Step 2: Write down your system of equations

Let’s say, for example, you have a system of two linear equations in two variables:

Equation \(1\): \(a_1x + b_1y = c_1\)
Equation \(2\): \(a_2x + b_2y = c_2\)

Step 3: Check if the system is inconsistent

Check if the ratios of the coefficients of \(x\) and \(y\) between Equation \(1\) and Equation \(2\) are equal, but the constant terms on the right side of the equation are not in the same ratio. If this is true, then the system is inconsistent, and it has no solution.

That is, if \(\frac{a_1}{a_2}=\frac{b_1}{b_2}≠\frac{c_1}{c_2}\), then the system is inconsistent.

Step 4: Check if the system is dependent

If all coefficients (including the constant terms on the right side) between Equation \(1\) and Equation \(2\) are in the same ratio, then the system is consistent and dependent, meaning it has infinite solutions.

That is, if \(\frac{a_1}{a_2}=\frac{b_1}{b_2}=\frac{c_1}{c_2}\), then the system is consistent and dependent.

Step 5: Check if the system is independent

If neither of the previous two conditions applies, then the system is consistent and independent, and it has one unique solution.
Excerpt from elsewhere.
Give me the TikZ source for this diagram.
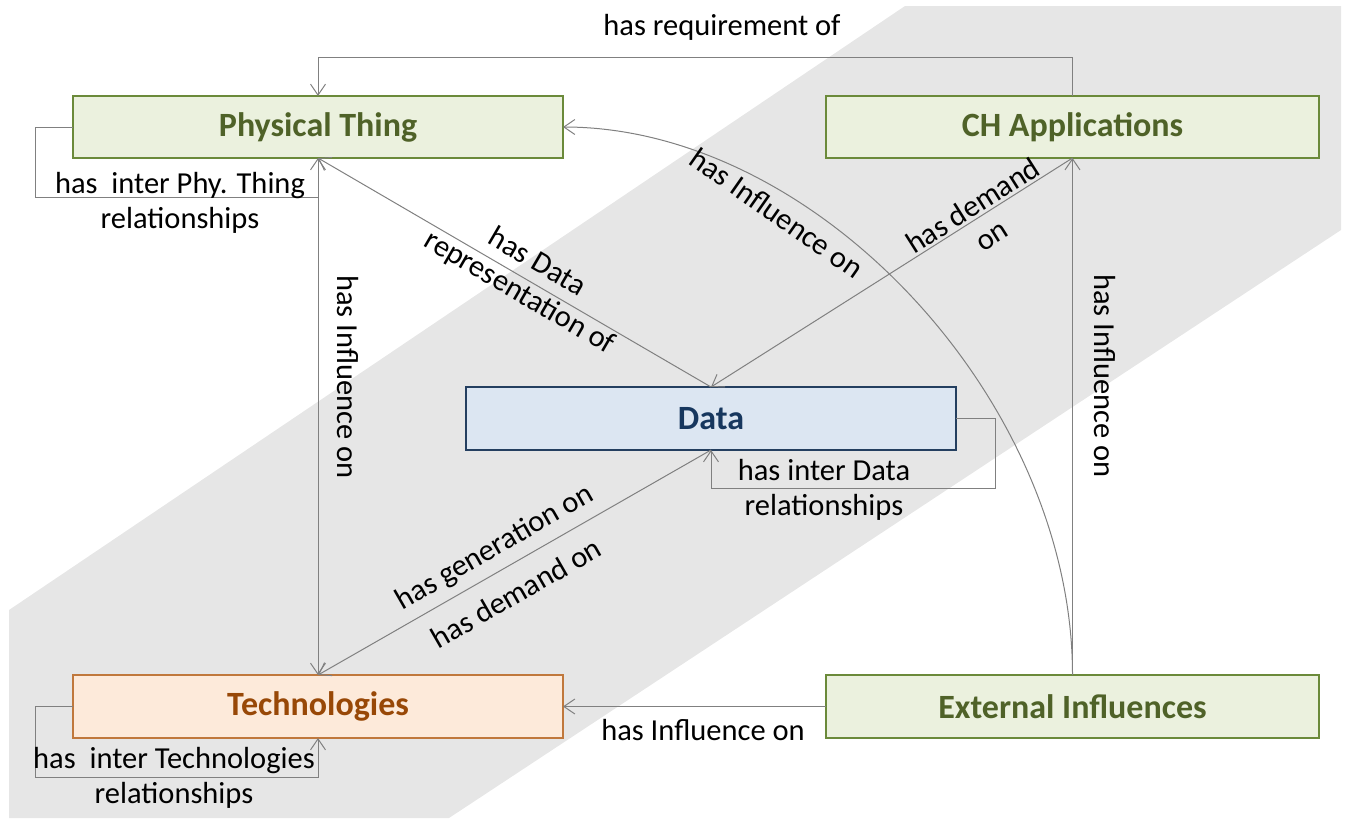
\documentclass[tikz,border=0pt]{standalone}
\usepackage{fontspec}
\setmainfont{Carlito}
\usetikzlibrary{arrows.meta,calc}
\definecolor{bandgray}{HTML}{E6E6E6}
\definecolor{grfill}{HTML}{EBF1DE}
\definecolor{grline}{HTML}{6B8A3A}
\definecolor{grtext}{HTML}{4F6228}
\definecolor{dafill}{HTML}{DCE6F2}
\definecolor{daline}{HTML}{243F60}
\definecolor{datext}{HTML}{17375E}
\definecolor{tefill}{HTML}{FDEADA}
\definecolor{teline}{HTML}{C0783C}
\definecolor{tetext}{HTML}{984807}
\definecolor{cline}{HTML}{808080}
\begin{document}
\begin{tikzpicture}[x=1pt,y=-1pt,
  box/.style={draw, line width=1.4pt, minimum width=490pt, minimum height=62pt,
    inner sep=0pt, outer sep=0pt, font=\fontsize{34}{40}\selectfont\bfseries},
  greenbox/.style={box, fill=grfill, draw=grline, text=grtext},
  databox/.style={box, fill=dafill, draw=daline, text=datext},
  techbox/.style={box, fill=tefill, draw=teline, text=tetext},
  conn/.style={draw=cline, line width=1pt,
    -{Straight Barb[length=11pt,width=15pt,line width=1pt]}},
  lbl/.style={font=\fontsize{30.5}{35}\selectfont, inner sep=0pt, align=center, text=black}]
\useasboundingbox (0,0) rectangle (1346,823);
\fill[bandgray] (9,610) -- (905,6) -- (1341,6) -- (1341,230) -- (449,818) -- (9,818) -- cycle;

% boxes
\node[greenbox] (phys) at (318,127) {Physical Thing};
\node[greenbox, minimum width=493pt] (ch) at (1072.5,127) {CH Applications};
\node[databox, minimum height=63pt] (data) at (711,418.5) {Data};
\node[techbox, minimum height=63pt] (tech) at (318,706.5) {Technologies};
\node[greenbox, minimum width=493pt, minimum height=63pt] (ext) at (1072.5,706.5) {External Influences};

% connectors
\coordinate (req) at (0,57);
\draw[conn] (ch.north) -- (ch.north |- req) -| (phys.north);
\draw[conn] (phys.west) -- ++(-38,0) -- ++(0,70) -| (phys.south);
\draw[conn] (tech.west) -- ++(-38,0) -- ++(0,70.5) -| (tech.south);
\draw[conn] (data.east) -- ++(39,0) -- ++(0,70) -| (data.south);
\draw[conn] (phys.south) -- (tech.north);
\draw[conn] (ext.north) -- (ch.south);
\draw[conn] (data.north) -- (phys.south);
\draw[conn] (ch.south) -- (data.north);
\draw[conn] (data.south) -- (tech.north);
\draw[conn] (ext.west) -- (tech.east);
\draw[conn] (ext.north) .. controls ($(ext.north)+(0,-274)$) and ($(phys.east)+(254,0)$) .. (phys.east);

% labels
\node[lbl] (lreq) at (722,27) {has requirement of};
\node[lbl] (lphy) at (180,203) {has~ inter Phy. Thing\\relationships};
\node[lbl] (ltech) at (174,778) {has~ inter Technologies\\relationships};
\node[lbl] (ldata) at (824,490) {has inter Data\\relationships};
\node[lbl, rotate=-90] (linfa) at (348,377) {has Influence on};
\node[lbl, rotate=-90] (linfb) at (1105,376) {has Influence on};
\node[lbl] (linfc) at (703,730) {has Influence on};
\node[lbl, rotate=-35] (larc) at (777,213) {has Influence on};
\node[lbl, rotate=-30.3] (lrep) at (528,278) {has Data\\representation of};
\node[lbl, rotate=32.3] (ldem) at (982,220) {has demand\\on};
\node[lbl, rotate=29.9] (lgen) at (495,548) {has generation on};
\node[lbl, rotate=29.9] (ldemb) at (516,593) {has demand on};
\end{tikzpicture}
\end{document}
This usually means that the ratios of the coefficients between the two equations are not equal.

That is, if \(\frac{a_1}{a_2}≠\frac{b_1}{b_2}\), or if no other conditions from step \(3\) or \(4\) are met, then the system is consistent and independent.

Note: This process applies to a system of two linear equations. For systems with more equations or for non-linear systems, other methods like substitution, elimination, or matrices might be used to determine the classification.